◆ **REQUIREMENTS**
Leave the pictures out. Retype exactly the lines below from the one containing "Emit a LaTeX" through the one containing "(0,0) rectangle (21.34,8.60);", and no others.

————————

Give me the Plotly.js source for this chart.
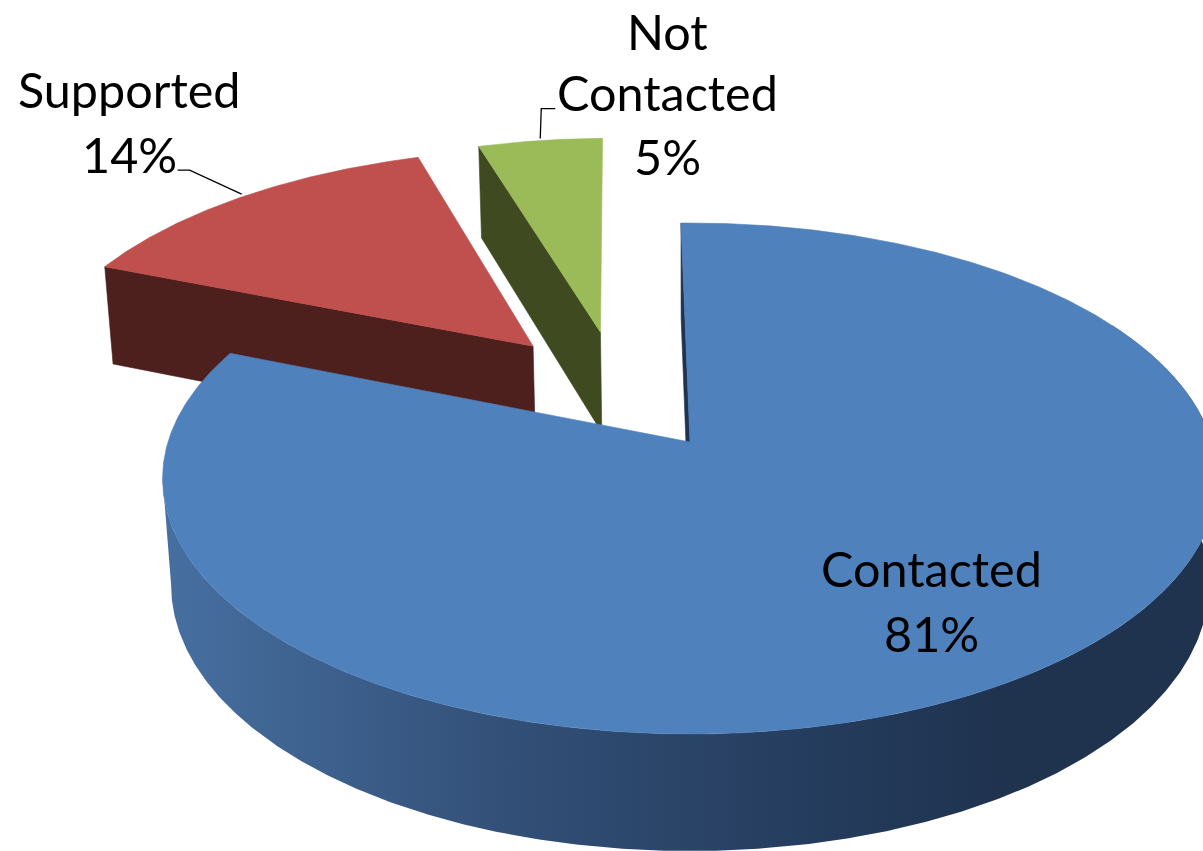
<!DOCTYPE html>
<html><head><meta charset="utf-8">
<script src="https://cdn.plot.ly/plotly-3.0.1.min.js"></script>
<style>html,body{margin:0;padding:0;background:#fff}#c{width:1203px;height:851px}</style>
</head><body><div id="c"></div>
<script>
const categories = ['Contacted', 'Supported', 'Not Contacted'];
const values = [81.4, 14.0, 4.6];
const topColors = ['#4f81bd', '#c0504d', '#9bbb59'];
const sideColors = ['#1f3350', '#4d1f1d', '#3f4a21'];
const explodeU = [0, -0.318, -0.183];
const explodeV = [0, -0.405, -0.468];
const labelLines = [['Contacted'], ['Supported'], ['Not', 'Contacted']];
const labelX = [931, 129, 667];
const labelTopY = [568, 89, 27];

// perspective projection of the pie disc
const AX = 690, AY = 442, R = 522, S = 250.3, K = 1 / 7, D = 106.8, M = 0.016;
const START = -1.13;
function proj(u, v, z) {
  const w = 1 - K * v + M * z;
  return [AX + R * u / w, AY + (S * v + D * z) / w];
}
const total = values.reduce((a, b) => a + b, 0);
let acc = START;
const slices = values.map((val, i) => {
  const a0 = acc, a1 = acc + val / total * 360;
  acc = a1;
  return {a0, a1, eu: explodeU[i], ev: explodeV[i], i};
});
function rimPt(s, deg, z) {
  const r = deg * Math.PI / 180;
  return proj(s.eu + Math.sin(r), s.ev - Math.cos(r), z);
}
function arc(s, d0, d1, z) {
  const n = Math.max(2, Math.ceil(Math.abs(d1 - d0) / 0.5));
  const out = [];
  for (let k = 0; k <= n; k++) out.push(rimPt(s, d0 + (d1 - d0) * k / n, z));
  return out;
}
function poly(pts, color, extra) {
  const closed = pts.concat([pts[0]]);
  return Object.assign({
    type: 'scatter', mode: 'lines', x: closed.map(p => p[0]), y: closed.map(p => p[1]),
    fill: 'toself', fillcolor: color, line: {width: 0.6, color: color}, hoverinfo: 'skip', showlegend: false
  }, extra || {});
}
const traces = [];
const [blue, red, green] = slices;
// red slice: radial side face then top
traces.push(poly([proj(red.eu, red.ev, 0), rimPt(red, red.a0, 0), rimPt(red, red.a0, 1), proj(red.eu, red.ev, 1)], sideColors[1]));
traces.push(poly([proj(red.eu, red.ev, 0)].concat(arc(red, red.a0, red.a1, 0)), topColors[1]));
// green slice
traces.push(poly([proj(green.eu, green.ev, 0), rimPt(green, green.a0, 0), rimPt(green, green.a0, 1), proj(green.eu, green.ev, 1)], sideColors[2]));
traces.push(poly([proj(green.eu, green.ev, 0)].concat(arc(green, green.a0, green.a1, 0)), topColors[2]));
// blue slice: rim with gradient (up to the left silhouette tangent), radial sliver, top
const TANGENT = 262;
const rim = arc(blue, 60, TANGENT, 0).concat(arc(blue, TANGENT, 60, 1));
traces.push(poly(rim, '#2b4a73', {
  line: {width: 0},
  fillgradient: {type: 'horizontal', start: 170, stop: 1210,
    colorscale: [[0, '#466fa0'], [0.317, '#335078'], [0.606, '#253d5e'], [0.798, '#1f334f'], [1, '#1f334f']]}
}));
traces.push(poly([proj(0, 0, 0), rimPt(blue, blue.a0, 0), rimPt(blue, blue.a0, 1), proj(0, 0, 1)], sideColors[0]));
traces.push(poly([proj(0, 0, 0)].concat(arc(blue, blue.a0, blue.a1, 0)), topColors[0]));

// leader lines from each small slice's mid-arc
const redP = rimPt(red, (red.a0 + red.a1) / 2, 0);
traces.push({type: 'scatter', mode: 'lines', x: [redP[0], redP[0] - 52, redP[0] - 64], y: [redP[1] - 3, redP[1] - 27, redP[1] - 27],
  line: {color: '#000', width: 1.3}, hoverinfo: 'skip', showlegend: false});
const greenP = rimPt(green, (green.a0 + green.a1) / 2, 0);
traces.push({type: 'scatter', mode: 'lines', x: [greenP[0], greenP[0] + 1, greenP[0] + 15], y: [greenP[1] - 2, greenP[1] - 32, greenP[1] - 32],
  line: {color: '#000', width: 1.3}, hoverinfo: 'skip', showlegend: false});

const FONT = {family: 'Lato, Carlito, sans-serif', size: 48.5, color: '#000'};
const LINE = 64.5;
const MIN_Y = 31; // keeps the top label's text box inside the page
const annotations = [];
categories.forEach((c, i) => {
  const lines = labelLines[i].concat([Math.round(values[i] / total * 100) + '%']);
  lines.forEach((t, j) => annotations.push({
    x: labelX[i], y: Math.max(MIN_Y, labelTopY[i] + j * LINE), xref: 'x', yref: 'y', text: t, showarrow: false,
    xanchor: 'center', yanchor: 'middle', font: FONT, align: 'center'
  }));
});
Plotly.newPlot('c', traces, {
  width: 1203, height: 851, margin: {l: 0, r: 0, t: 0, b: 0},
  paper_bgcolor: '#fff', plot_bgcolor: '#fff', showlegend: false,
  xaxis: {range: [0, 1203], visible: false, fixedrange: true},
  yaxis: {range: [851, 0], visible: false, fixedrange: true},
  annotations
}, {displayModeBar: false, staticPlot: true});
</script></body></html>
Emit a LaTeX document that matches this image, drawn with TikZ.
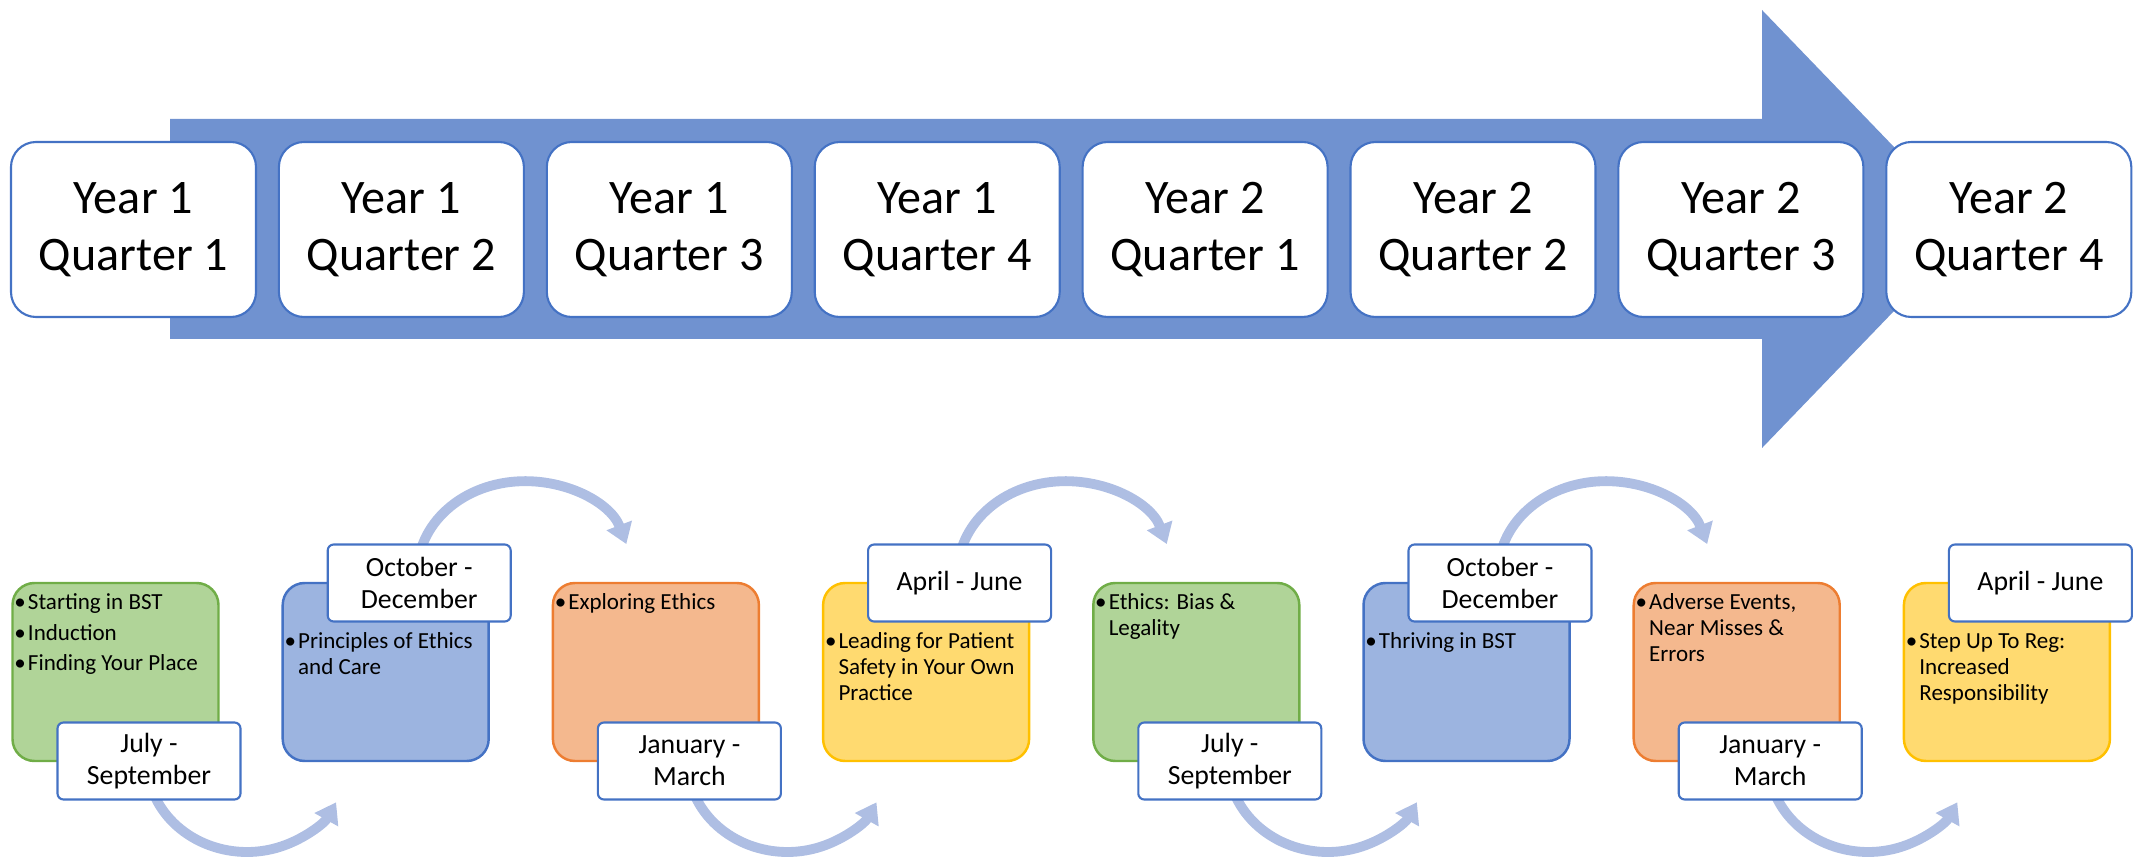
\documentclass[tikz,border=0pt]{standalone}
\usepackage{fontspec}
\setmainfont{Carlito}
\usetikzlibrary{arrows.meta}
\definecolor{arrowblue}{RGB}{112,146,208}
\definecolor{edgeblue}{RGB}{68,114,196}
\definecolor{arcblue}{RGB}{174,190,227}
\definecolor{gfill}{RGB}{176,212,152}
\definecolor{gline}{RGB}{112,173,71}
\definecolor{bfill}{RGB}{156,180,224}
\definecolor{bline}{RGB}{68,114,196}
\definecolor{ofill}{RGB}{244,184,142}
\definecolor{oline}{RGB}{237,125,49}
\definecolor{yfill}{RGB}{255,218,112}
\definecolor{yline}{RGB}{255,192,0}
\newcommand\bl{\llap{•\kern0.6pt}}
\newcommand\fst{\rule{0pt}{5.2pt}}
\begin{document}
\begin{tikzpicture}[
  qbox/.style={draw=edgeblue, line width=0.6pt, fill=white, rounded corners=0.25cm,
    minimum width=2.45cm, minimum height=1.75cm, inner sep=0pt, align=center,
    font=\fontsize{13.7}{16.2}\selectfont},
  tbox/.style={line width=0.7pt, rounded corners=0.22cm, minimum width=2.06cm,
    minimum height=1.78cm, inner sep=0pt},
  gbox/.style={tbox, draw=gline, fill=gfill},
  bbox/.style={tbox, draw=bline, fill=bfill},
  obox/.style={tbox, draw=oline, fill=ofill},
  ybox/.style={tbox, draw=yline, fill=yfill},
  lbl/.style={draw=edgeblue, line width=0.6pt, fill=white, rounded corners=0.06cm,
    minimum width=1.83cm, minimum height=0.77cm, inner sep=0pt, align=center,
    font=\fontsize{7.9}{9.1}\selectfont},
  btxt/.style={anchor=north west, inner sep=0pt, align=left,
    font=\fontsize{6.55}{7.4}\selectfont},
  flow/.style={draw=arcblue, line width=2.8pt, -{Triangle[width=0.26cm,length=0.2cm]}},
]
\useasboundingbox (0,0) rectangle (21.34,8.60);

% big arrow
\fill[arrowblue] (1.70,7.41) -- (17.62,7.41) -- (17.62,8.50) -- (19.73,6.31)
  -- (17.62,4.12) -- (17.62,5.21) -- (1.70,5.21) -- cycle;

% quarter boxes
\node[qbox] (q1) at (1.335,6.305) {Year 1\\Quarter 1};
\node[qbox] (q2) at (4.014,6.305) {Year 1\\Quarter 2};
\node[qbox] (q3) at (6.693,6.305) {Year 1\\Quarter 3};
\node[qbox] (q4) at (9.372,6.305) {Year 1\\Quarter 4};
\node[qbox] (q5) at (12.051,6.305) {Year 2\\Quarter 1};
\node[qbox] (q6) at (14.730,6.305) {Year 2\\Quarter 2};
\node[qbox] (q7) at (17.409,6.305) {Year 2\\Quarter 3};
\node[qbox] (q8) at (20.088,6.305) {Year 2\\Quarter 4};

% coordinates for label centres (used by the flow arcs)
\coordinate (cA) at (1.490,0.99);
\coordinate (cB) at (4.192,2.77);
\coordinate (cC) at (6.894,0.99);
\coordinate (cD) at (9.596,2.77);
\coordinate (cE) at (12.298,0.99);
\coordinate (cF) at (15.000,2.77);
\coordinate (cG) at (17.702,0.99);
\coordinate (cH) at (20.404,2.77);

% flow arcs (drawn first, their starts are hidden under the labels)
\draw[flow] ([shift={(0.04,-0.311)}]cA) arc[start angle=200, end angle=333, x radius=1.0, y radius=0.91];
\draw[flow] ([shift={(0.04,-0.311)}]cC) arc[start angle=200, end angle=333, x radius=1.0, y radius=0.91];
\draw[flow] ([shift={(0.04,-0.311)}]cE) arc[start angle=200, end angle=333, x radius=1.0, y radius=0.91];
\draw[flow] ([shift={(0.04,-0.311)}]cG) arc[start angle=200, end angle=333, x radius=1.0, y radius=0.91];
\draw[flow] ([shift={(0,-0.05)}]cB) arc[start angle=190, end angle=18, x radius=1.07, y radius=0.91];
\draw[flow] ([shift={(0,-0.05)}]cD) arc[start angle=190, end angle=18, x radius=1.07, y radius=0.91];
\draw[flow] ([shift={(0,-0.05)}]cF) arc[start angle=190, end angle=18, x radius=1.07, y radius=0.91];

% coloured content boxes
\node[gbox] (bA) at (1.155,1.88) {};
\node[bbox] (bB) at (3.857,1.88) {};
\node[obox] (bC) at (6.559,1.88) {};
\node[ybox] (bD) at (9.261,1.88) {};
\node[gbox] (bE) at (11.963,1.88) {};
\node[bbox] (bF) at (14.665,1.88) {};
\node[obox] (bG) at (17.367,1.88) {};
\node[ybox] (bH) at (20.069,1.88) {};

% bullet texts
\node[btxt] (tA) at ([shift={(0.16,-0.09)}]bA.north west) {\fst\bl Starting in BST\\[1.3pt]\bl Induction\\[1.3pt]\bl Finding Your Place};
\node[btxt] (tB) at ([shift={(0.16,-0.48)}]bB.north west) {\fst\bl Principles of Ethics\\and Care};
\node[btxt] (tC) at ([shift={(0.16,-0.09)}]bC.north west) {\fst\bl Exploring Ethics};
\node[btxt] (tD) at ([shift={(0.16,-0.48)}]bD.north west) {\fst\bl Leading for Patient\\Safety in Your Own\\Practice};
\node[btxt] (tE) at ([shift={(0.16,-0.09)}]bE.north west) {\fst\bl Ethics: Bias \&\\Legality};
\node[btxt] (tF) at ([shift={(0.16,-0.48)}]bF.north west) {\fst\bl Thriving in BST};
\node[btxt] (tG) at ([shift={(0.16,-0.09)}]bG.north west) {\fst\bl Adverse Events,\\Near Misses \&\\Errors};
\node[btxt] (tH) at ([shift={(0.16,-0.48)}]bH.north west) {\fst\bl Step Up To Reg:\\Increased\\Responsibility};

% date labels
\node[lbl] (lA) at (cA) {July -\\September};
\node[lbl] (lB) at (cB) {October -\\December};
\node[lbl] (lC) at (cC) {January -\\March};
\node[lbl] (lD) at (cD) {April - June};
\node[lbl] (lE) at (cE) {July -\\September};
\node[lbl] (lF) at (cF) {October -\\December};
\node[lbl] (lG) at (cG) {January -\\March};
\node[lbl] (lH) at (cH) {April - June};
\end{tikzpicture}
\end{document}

————————

◆ **RESPONSE TO THE TASK**
Emit a LaTeX document that matches this image, drawn with TikZ.
\documentclass[tikz,border=0pt]{standalone}
\usepackage{fontspec}
\setmainfont{Carlito}
\usetikzlibrary{arrows.meta}
\definecolor{arrowblue}{RGB}{112,146,208}
\definecolor{edgeblue}{RGB}{68,114,196}
\definecolor{arcblue}{RGB}{174,190,227}
\definecolor{gfill}{RGB}{176,212,152}
\definecolor{gline}{RGB}{112,173,71}
\definecolor{bfill}{RGB}{156,180,224}
\definecolor{bline}{RGB}{68,114,196}
\definecolor{ofill}{RGB}{244,184,142}
\definecolor{oline}{RGB}{237,125,49}
\definecolor{yfill}{RGB}{255,218,112}
\definecolor{yline}{RGB}{255,192,0}
\newcommand\bl{\llap{•\kern0.6pt}}
\newcommand\fst{\rule{0pt}{5.2pt}}
\begin{document}
\begin{tikzpicture}[
  qbox/.style={draw=edgeblue, line width=0.6pt, fill=white, rounded corners=0.25cm,
    minimum width=2.45cm, minimum height=1.75cm, inner sep=0pt, align=center,
    font=\fontsize{13.7}{16.2}\selectfont},
  tbox/.style={line width=0.7pt, rounded corners=0.22cm, minimum width=2.06cm,
    minimum height=1.78cm, inner sep=0pt},
  gbox/.style={tbox, draw=gline, fill=gfill},
  bbox/.style={tbox, draw=bline, fill=bfill},
  obox/.style={tbox, draw=oline, fill=ofill},
  ybox/.style={tbox, draw=yline, fill=yfill},
  lbl/.style={draw=edgeblue, line width=0.6pt, fill=white, rounded corners=0.06cm,
    minimum width=1.83cm, minimum height=0.77cm, inner sep=0pt, align=center,
    font=\fontsize{7.9}{9.1}\selectfont},
  btxt/.style={anchor=north west, inner sep=0pt, align=left,
    font=\fontsize{6.55}{7.4}\selectfont},
  flow/.style={draw=arcblue, line width=2.8pt, -{Triangle[width=0.26cm,length=0.2cm]}},
]
\useasboundingbox (0,0) rectangle (21.34,8.60);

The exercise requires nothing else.